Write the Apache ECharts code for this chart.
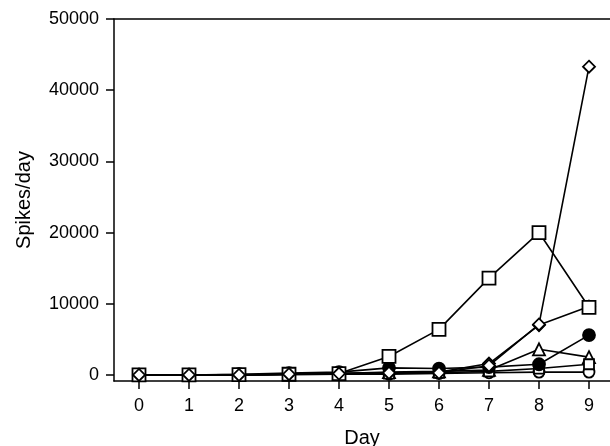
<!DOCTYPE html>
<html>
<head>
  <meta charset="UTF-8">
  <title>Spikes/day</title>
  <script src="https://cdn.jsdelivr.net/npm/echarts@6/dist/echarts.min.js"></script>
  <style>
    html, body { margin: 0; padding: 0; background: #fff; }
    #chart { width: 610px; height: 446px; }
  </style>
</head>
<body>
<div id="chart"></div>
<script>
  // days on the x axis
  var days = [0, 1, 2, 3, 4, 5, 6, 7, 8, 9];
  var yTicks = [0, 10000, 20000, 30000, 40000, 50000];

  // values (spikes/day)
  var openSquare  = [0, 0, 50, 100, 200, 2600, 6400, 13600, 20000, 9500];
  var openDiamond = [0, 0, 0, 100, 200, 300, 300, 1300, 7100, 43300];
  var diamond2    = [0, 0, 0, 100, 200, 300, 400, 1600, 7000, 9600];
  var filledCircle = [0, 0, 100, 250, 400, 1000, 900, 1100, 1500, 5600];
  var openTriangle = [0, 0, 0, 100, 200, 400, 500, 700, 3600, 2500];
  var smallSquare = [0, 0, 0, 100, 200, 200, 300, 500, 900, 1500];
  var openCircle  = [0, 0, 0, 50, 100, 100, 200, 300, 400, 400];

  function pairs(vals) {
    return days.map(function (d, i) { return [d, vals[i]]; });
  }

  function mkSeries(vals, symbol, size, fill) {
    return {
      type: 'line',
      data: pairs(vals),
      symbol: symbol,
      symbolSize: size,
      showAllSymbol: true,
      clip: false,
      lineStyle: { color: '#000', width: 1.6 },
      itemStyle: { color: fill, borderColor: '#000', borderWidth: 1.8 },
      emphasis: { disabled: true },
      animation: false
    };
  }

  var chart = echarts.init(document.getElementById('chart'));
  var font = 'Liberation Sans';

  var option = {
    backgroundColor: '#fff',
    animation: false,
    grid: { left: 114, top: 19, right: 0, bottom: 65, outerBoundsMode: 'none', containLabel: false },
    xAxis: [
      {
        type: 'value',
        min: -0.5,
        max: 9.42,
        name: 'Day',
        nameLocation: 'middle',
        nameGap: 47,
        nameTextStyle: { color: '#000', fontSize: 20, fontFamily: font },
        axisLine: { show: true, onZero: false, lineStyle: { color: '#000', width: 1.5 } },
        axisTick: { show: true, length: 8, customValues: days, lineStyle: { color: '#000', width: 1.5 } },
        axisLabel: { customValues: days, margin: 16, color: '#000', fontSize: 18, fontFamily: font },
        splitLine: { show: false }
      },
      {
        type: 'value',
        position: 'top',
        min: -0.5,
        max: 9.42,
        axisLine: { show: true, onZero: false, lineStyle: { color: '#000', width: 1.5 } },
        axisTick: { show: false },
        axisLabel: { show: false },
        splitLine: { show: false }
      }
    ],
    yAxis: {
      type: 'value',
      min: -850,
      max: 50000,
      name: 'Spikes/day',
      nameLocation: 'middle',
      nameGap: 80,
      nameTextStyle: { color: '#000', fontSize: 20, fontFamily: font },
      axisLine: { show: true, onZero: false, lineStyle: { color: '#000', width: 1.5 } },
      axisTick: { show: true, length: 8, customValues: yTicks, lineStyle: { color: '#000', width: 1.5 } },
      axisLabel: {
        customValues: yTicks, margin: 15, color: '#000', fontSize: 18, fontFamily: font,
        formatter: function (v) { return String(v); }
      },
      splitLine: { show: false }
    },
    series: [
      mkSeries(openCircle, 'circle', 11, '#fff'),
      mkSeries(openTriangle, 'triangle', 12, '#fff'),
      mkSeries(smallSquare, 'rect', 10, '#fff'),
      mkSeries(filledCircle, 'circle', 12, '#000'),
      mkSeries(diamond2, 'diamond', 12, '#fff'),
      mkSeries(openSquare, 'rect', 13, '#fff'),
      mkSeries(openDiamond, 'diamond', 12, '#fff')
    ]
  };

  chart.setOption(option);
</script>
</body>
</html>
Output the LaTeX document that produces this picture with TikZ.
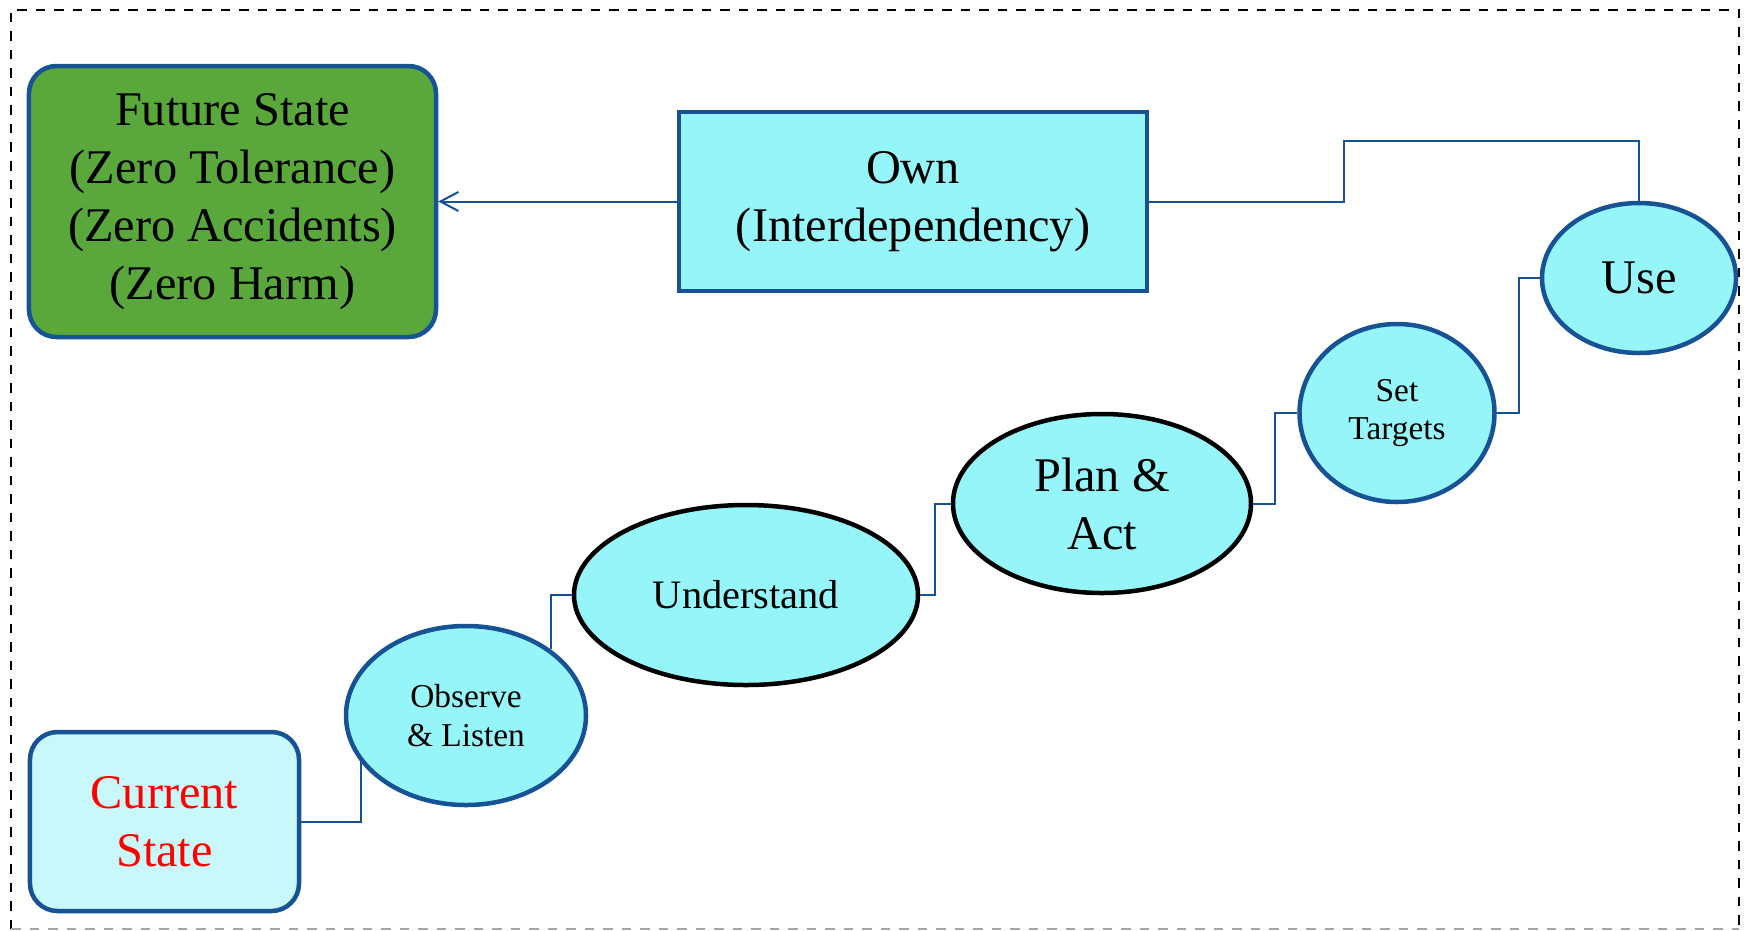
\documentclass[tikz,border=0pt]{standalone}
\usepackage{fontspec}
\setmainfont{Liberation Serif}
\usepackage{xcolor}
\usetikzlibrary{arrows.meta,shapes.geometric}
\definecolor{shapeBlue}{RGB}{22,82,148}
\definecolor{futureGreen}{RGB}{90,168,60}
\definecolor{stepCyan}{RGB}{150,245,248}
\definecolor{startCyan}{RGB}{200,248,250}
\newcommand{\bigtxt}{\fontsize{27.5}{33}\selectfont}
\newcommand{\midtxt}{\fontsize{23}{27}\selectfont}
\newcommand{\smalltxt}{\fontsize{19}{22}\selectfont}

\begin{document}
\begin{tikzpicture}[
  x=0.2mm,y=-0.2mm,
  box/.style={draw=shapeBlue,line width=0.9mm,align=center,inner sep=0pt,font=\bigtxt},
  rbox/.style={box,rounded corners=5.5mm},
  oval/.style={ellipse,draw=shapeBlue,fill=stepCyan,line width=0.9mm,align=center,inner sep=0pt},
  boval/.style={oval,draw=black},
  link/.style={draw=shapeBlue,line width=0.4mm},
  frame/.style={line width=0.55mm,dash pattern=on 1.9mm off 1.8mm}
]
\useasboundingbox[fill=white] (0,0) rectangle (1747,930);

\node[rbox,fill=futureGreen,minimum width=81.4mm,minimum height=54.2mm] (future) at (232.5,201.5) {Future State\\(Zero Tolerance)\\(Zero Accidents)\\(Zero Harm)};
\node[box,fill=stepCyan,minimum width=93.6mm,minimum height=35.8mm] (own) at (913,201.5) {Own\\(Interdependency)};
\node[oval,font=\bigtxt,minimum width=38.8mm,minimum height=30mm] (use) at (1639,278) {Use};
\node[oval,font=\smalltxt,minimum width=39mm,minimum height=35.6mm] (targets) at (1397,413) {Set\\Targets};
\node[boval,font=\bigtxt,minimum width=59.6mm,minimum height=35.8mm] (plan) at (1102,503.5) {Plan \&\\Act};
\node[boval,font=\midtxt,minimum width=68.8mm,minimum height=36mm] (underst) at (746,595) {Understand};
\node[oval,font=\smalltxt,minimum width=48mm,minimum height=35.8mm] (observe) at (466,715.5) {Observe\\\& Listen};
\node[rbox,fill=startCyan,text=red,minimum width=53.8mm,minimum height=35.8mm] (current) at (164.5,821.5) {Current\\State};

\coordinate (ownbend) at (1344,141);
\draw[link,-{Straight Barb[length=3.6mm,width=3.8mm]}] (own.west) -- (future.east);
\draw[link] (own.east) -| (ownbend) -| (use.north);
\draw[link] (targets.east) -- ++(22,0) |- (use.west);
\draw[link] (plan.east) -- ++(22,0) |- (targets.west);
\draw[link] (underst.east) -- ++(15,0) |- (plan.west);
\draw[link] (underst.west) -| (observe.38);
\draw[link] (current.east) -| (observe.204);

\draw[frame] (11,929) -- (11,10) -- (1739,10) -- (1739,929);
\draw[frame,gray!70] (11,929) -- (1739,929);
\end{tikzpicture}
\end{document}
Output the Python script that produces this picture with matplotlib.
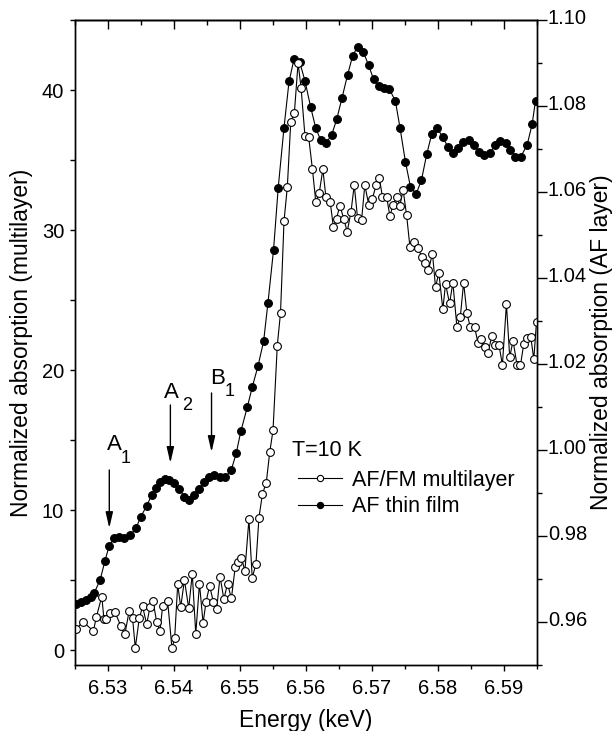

**AIM OF THE EXERCISE**
Write out the lines from the start of the material to the line with "var yTicks = [0, 10000, 20000, 30000, 40000, 50000];", inclusive and exactly. Skip the pictures.

**SOLUTION**
Write the Apache ECharts code for this chart.
<!DOCTYPE html>
<html>
<head>
  <meta charset="UTF-8">
  <title>Spikes/day</title>
  <script src="https://cdn.jsdelivr.net/npm/echarts@6/dist/echarts.min.js"></script>
  <style>
    html, body { margin: 0; padding: 0; background: #fff; }
    #chart { width: 610px; height: 446px; }
  </style>
</head>
<body>
<div id="chart"></div>
<script>
  // days on the x axis
  var days = [0, 1, 2, 3, 4, 5, 6, 7, 8, 9];
  var yTicks = [0, 10000, 20000, 30000, 40000, 50000];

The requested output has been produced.